Atas dari itu, Edi menyampaikan, AJI Indonesia mengajak buruh media untuk membentuk serikat pekerja di perusahaan media atau lintas perusahaan media sebagai upaya menaikkan posisi tawar untuk menghentikan berbagai eksploitasi terhadap buruh media.

Selain itu, negara harus menjamin kebebasan berserikat buruh media dengan mengakui serikat lintas perusahaan sehingga bisa mewakili anggotanya dalam membuat perjanjian kerja bersama.

Kemudian, AJI menyerukan, Dewan Pers dan pemerintah perlu memastikan eksploitasi buruh media agar dihentikan dengan segera dan memastikan hak normatif buruh media dipenuhi perusahaan media.
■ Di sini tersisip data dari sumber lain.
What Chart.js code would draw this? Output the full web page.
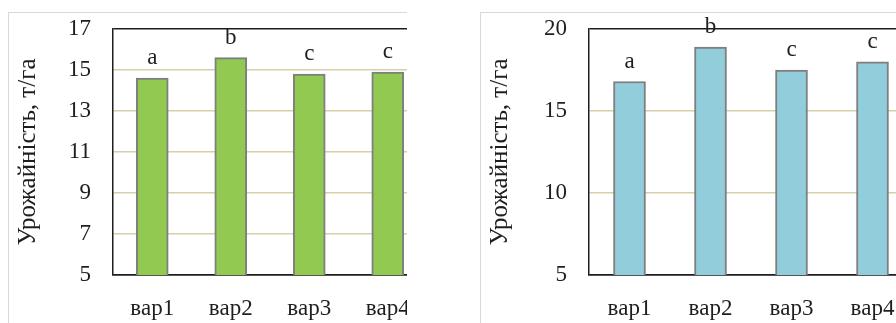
<!DOCTYPE html>
<html>
<head>
<meta charset="utf-8">
<script src="https://cdn.jsdelivr.net/npm/chart.js@4/dist/chart.umd.min.js"></script>
<style>
  html, body { margin: 0; padding: 0; background: #fff; }
  body { width: 896px; height: 323px; overflow: hidden; position: relative; font-family: "Liberation Serif", serif; }
  .clip { position: absolute; top: 0; height: 323px; overflow: hidden; }
  .box { position: absolute; top: 12px; border: 1px solid #d9d9d9; background: #fff; }
  .box canvas { position: absolute; left: 0; top: 0; }
</style>
</head>
<body>
<div class="clip" style="left:0;width:407px;">
  <div class="box" style="left:8px;width:458px;height:338px;"><canvas id="chart1" width="458" height="338"></canvas></div>
</div>
<div class="clip" style="left:0;width:896px;">
  <div class="box" style="left:480px;width:460px;height:338px;"><canvas id="chart2" width="460" height="338"></canvas></div>
</div>
<script>
  const categories = ['вар1', 'вар2', 'вар3', 'вар4'];
  const yieldLeft  = [14.6, 15.6, 14.8, 14.9];
  const yieldRight = [16.8, 18.9, 17.5, 18.0];
  const lettersLeft  = ['a', 'b', 'c', 'c'];
  const lettersRight = ['a', 'b', 'c', 'c'];
  const ticksLeft  = [5, 7, 9, 11, 13, 15, 17];
  const ticksRight = [5, 10, 15, 20];
  const yTitle = 'Урожайність, т/га';

  const serif = "'Liberation Serif', 'DejaVu Serif', serif";
  const gridTan = '#d6cfaa';
  const ink = '#1e1e1e';

  // підписи-літери над стовпчиками
  const lettersPlugin = {
    id: 'letters',
    afterDatasetsDraw(chart, args, opts) {
      const { ctx } = chart;
      const meta = chart.getDatasetMeta(0);
      ctx.save();
      ctx.font = '23px ' + serif;
      ctx.fillStyle = ink;
      ctx.textAlign = 'center';
      ctx.textBaseline = 'middle';
      meta.data.forEach((bar, i) => {
        ctx.fillText(opts.letters[i], bar.x, bar.y - 20);
      });
      ctx.restore();
    }
  };

  function makeChart(id, values, letters, tickVals, color, yWidth, padRight) {
    const min = tickVals[0], max = tickVals[tickVals.length - 1];
    return new Chart(document.getElementById(id), {
      type: 'bar',
      data: {
        labels: categories,
        datasets: [{
          data: values,
          backgroundColor: color,
          borderColor: '#7f7f7f',
          borderWidth: 2,
          borderSkipped: false,
          barThickness: 32
        }]
      },
      options: {
        responsive: false,
        animation: false,
        events: [],
        layout: { padding: { left: 0, top: 16, right: padRight, bottom: 26 } },
        plugins: {
          legend: { display: false },
          tooltip: { enabled: false },
          letters: { letters: letters }
        },
        scales: {
          x: {
            grid: { display: false, drawTicks: false },
            border: { display: true, color: ink, width: 1.5 },
            ticks: { color: ink, font: { family: serif, size: 23 }, padding: 20, maxRotation: 0 },
            afterFit: s => { s.height = 50; s.paddingLeft = 0; s.paddingRight = 0; }
          },
          y: {
            min: min,
            max: max,
            afterBuildTicks: s => { s.ticks = tickVals.map(v => ({ value: v })); },
            grid: {
              drawTicks: false,
              lineWidth: 1.5,
              color: c => (c.tick && (c.tick.value === max || c.tick.value === min)) ? ink : gridTan
            },
            border: { display: true, color: ink, width: 1.5 },
            ticks: { color: ink, font: { family: serif, size: 23 }, padding: 22 },
            title: {
              display: true,
              text: yTitle,
              color: ink,
              font: { family: serif, size: 25 },
              padding: { top: 4, bottom: 0 }
            },
            afterFit: s => { s.width = yWidth; s.paddingTop = 0; s.paddingBottom = 0; }
          }
        }
      },
      plugins: [lettersPlugin]
    });
  }

  const draw = () => {
    makeChart('chart1', yieldLeft, lettersLeft, ticksLeft, '#92c951', 104, 40);
    makeChart('chart2', yieldRight, lettersRight, ticksRight, '#92cddc', 108, 28);
  };
  if (document.fonts && document.fonts.load) {
    document.fonts.load("23px 'Liberation Serif'", 'вар1').then(draw, draw);
  } else {
    draw();
  }
</script>
</body>
</html>
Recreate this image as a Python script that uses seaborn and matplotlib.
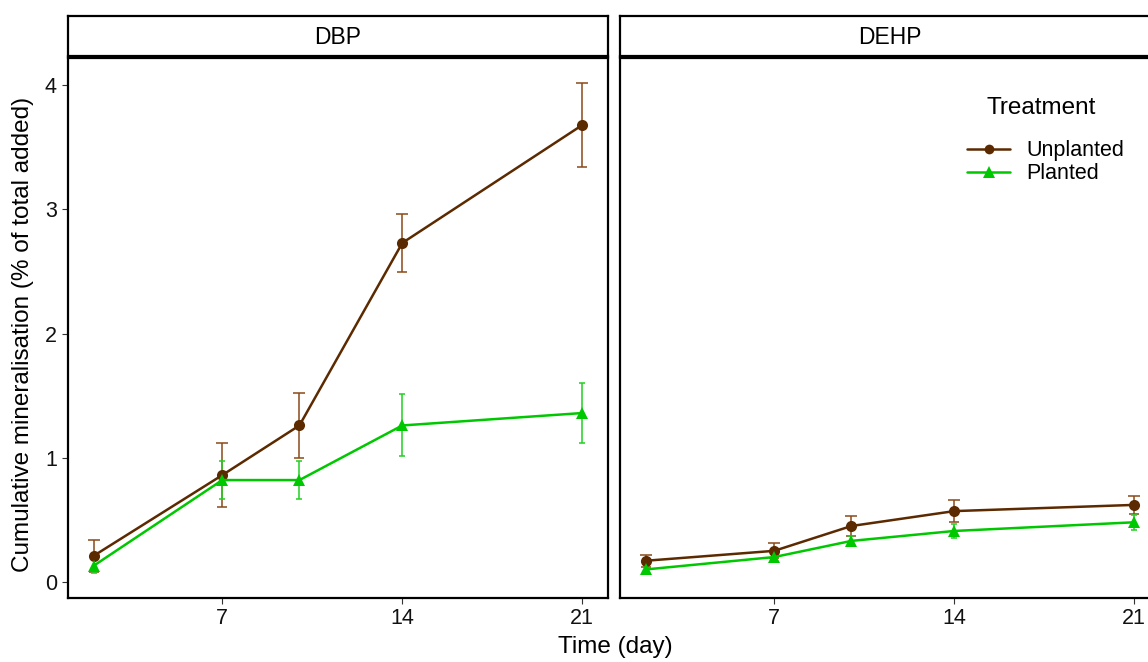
import numpy as np
import pandas as pd
import matplotlib
matplotlib.use("Agg")
import matplotlib.pyplot as plt
import seaborn as sns
from matplotlib.lines import Line2D

# sampling days and treatment groups
days = [2, 7, 10, 14, 21]
compounds = ["DBP", "DEHP"]
treatments = ["Unplanted", "Planted"]

# mean cumulative mineralisation (% of total added) and standard errors
dbp_unplanted = [0.21, 0.86, 1.26, 2.73, 3.68]
dbp_unplanted_se = [0.13, 0.26, 0.26, 0.23, 0.34]
dbp_planted = [0.13, 0.82, 0.82, 1.26, 1.36]
dbp_planted_se = [0.06, 0.15, 0.15, 0.25, 0.24]
dehp_unplanted = [0.17, 0.25, 0.45, 0.57, 0.62]
dehp_unplanted_se = [0.05, 0.06, 0.08, 0.09, 0.07]
dehp_planted = [0.10, 0.20, 0.33, 0.41, 0.48]
dehp_planted_se = [0.03, 0.04, 0.04, 0.06, 0.06]

x_ticks = [7, 14, 21]
y_ticks = [0, 1, 2, 3, 4]

colors = {"Unplanted": "#5C2A00", "Planted": "#00C800"}
err_colors = {"Unplanted": "#8A4A1A", "Planted": "#22D022"}
markers = {"Unplanted": "o", "Planted": "^"}
msizes = {"Unplanted": 7, "Planted": 9}

series = {
    ("DBP", "Unplanted"): (dbp_unplanted, dbp_unplanted_se),
    ("DBP", "Planted"): (dbp_planted, dbp_planted_se),
    ("DEHP", "Unplanted"): (dehp_unplanted, dehp_unplanted_se),
    ("DEHP", "Planted"): (dehp_planted, dehp_planted_se),
}

rows = []
for (comp, treat), (vals, ses) in series.items():
    for d, v, s in zip(days, vals, ses):
        rows.append({"Compound": comp, "Treatment": treat, "Day": d, "Value": v, "SE": s})
df = pd.DataFrame(rows)

sns.set_theme(style="white")
plt.rcParams['font.family'] = ['Liberation Sans', 'DejaVu Sans']
plt.rcParams['text.color'] = 'black'

W, H = 1148, 662
fig = plt.figure(figsize=(W / 100, H / 100), dpi=100)

panel_left = [68, 620]
panel_w = 540
panel_top, panel_bot = 58, 598
strip_top, strip_bot = 16, 56

for i, comp in enumerate(compounds):
    x0 = panel_left[i]
    ax = fig.add_axes([x0 / W, 1 - panel_bot / H, panel_w / W, (panel_bot - panel_top) / H])
    sub = df[df["Compound"] == comp]
    for treat in treatments:
        d = sub[sub["Treatment"] == treat]
        ax.errorbar(d["Day"], d["Value"], yerr=d["SE"], fmt="none",
                    ecolor=err_colors[treat], elinewidth=1.1, capsize=2.5, capthick=1.1, zorder=2)
    sns.lineplot(data=sub, x="Day", y="Value", hue="Treatment", style="Treatment",
                 hue_order=treatments, style_order=treatments, palette=colors,
                 markers=markers, dashes=False, linewidth=1.8, markersize=8,
                 markeredgewidth=0, legend=False, ax=ax, zorder=3)
    # adjust marker sizes per treatment
    for line, treat in zip(ax.get_lines(), treatments):
        line.set_markersize(msizes[treat])

    ax.set_xlim(1.0, 22.0)
    ax.set_ylim(-0.13, 4.22)
    ax.set_xticks(x_ticks)
    ax.set_yticks(y_ticks)
    ax.set_xlabel("")
    ax.set_ylabel("")
    for sp in ax.spines.values():
        sp.set_visible(True)
        sp.set_color("black")
        sp.set_linewidth(1.6)
    ax.tick_params(axis="x", bottom=True, length=4, width=0.8, color="#333333",
                   labelsize=15.5, labelcolor="#111111", pad=3)
    if i == 0:
        ax.tick_params(axis="y", left=True, length=4, width=0.8, color="#333333",
                       labelsize=15.5, labelcolor="#111111", pad=4)
    else:
        ax.tick_params(axis="y", left=False, labelleft=False)

    # facet strip
    sax = fig.add_axes([x0 / W, 1 - strip_bot / H, panel_w / W, (strip_bot - strip_top) / H])
    sax.set_xticks([])
    sax.set_yticks([])
    sax.set_facecolor("white")
    for sp in sax.spines.values():
        sp.set_visible(True)
        sp.set_color("black")
        sp.set_linewidth(1.6)
    sax.text(0.5, 0.45, comp, ha="center", va="center", fontsize=16.5, color="black",
             transform=sax.transAxes)

fig.text(615 / W, 1 - 647 / H, "Time (day)", ha="center", va="center", fontsize=17.5)
fig.text(23 / W, 1 - 334 / H, "Cumulative mineralisation (% of total added)",
         ha="center", va="center", rotation=90, fontsize=17.5)

# legend title drawn separately so its gap to the entries can match
fig.text(1041 / W, 1 - 108 / H, "Treatment", ha="center", va="center", fontsize=17.5)
handles = [Line2D([0], [0], color=colors[t], marker=markers[t], markersize=msizes[t],
                  markeredgewidth=0, linewidth=1.8) for t in treatments]
leg = fig.legend(handles, treatments, loc="upper left",
                 bbox_to_anchor=(950 / W, 1 - 123 / H), frameon=False,
                 fontsize=15.5, handlelength=2.0, borderpad=0.3,
                 labelspacing=0.1, handletextpad=0.75, labelcolor="black")

fig.savefig("out.png", dpi=100)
Mulai dari soal upah layak, asuransi dan dilindungi keselamatan kerjanya.

"Normalisasi praktik buruk di media dapat merusak demokrasi karena buruh media tidak dapat bekerja secara profesional dan tidak bisa menghasilkan karya jurnalistik yang berkualitas," katanya.

Edi menyampaikan, perusahaan media untuk menghentikan eksploitasi terhadap buruh media dan memenuhi hak-hak buruh perempuan sesuai dengan peraturan perundang-undangan.

Menurutya, Peraturan Dewan Pers tentang standar perusahaan pers juga mengamanatkan agar perusahaan pers memberikan kesejahteraan kepada jurnalis dan pekerjanya. Ini artinya perusahaan yang masih megeksploitasi buruh media berarti tidak memenuhi standar Dewan Pers.

"Pemerintah dan DPR mencabut UU Cipta Kerja dan peraturan turunannya yang terbukti merugikan buruh media dan buruh pada umumnya," ucap Edi.